The state environment ministry recently said that Tesla would have to meet further requirements and provide evidence before the plan could go into operation, according to the newspaper, which doesn't provide more details.

Early action is possible if nothing fundamentally speaks against the project and the investor implements it at its own risk.

Environmental Objections and Drought

Construction on the gigafactory started two years ago in Grunheide, about an hour southeast of Berlin. Musk had hoped to start production on July 1 last year, but the approval process dragged on, in part because Tesla expanded initial plans to include a battery factory. That led to further hearings.

Until the beginning of February, the timing of the final approval by the state of Brandenburg was still unclear because environmentalists still objected, as TheStreet's Tony Owusu wrote.

Due to prolonged droughts in eastern Germany -- even while the west of the country has seen floods -- Berlin may be missing the good old days of excess groundwater, environmentalists argued.

Tesla was warned of this dynamic, but when Musk was asked last year whether constructing his factory in Brandenburg would deplete the area's water supply, he broke out into laughter, calling the notion completely wrong.

But with this approval, the final hurdle has now been lifted.

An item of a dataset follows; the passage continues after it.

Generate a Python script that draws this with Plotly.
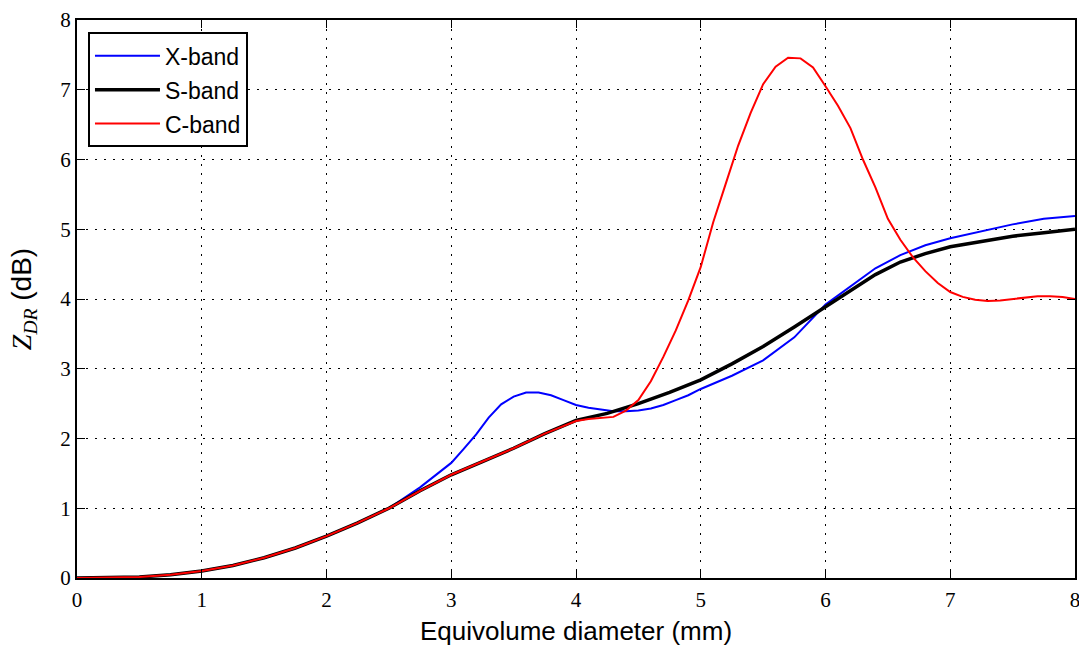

Tesla plans to build the Model Y SUV at the plan. It is aiming to build up to 10,000 vehicles a week.

The company's plan to take a chunk of the European electric vehicle market rests on the shoulders of its Brandenburg plant and the $5.7 billion Tesla is spending to ramp production. 

If the plant gets to full capacity, the 500,000 vehicles a year it will produce would more than double Germany's 2020 production of EVs. 

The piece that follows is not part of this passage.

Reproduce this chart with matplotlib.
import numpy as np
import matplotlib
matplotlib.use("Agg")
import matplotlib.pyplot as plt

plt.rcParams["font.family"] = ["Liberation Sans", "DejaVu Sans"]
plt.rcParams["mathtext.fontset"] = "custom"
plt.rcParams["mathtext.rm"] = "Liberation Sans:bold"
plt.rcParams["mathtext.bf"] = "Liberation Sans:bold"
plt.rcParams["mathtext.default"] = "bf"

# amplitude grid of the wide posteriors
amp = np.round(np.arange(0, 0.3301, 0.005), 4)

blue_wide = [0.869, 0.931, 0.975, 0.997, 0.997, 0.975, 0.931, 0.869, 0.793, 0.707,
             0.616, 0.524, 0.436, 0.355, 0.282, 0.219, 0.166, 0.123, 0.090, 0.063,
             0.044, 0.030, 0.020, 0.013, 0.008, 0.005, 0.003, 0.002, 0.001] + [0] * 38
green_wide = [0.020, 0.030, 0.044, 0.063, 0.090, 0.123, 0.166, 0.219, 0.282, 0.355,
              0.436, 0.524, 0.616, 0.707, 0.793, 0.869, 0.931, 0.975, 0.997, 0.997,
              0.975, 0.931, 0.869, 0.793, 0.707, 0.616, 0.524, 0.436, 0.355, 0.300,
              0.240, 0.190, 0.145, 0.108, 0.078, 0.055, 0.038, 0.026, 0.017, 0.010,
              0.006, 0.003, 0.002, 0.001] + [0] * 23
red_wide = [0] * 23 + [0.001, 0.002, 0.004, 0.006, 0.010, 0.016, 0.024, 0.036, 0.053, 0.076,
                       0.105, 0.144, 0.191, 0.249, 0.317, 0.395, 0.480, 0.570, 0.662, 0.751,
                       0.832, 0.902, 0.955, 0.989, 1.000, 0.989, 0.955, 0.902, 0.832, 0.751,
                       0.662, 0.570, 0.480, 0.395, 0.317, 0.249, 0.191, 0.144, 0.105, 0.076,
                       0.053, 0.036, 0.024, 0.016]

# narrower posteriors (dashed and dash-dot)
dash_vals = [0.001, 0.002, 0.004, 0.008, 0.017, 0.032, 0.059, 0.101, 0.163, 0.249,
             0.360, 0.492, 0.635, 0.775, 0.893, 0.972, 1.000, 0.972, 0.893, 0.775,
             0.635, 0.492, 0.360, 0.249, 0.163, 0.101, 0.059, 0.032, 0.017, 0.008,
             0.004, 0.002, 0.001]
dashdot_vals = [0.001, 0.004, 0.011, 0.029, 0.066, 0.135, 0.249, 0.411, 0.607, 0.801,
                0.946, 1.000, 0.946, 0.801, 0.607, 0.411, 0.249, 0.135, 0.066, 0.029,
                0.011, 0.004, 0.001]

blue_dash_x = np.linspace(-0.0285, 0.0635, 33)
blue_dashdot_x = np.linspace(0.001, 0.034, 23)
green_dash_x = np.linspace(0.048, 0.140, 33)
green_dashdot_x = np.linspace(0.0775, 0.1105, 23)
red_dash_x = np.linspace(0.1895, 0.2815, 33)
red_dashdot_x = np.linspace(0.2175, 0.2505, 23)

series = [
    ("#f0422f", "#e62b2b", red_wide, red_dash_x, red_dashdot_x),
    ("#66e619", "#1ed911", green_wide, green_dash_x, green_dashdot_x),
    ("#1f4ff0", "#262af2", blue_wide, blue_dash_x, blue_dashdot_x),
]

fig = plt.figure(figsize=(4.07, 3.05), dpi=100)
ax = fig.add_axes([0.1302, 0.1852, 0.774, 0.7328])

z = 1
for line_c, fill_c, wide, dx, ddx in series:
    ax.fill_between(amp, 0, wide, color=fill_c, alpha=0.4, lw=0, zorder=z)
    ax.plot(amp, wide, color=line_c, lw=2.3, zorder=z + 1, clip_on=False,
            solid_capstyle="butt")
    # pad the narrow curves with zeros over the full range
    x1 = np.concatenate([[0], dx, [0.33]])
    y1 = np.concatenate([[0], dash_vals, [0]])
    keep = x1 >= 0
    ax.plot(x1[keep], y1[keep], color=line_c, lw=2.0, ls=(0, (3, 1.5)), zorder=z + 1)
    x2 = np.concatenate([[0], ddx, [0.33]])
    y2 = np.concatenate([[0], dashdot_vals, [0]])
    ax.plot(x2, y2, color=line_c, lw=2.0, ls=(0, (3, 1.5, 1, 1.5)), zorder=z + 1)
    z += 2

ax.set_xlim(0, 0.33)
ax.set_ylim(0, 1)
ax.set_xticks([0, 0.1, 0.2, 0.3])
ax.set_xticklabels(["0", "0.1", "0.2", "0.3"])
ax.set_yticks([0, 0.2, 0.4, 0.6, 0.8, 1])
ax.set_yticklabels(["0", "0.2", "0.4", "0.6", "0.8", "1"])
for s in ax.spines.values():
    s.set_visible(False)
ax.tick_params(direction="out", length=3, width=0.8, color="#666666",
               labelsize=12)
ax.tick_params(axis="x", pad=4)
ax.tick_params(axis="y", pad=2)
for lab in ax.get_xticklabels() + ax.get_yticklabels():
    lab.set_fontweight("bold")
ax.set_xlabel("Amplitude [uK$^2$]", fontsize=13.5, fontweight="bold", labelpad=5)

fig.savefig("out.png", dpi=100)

Wall Street analysts have pinned their lofty stock-price targets partly on the success of Tesla's expansion in Germany.

Credit Suisse last month raised its share-price target to $1,025 from $830 based on optimism about Brandenburg, with analyst Dan Levy writing that the plant "arguably serves as Tesla's most critical incremental source of capacity."

Levy called the German market "ground zero for the global EV inflection."

Tesla produced 930,422 vehicles in 2021.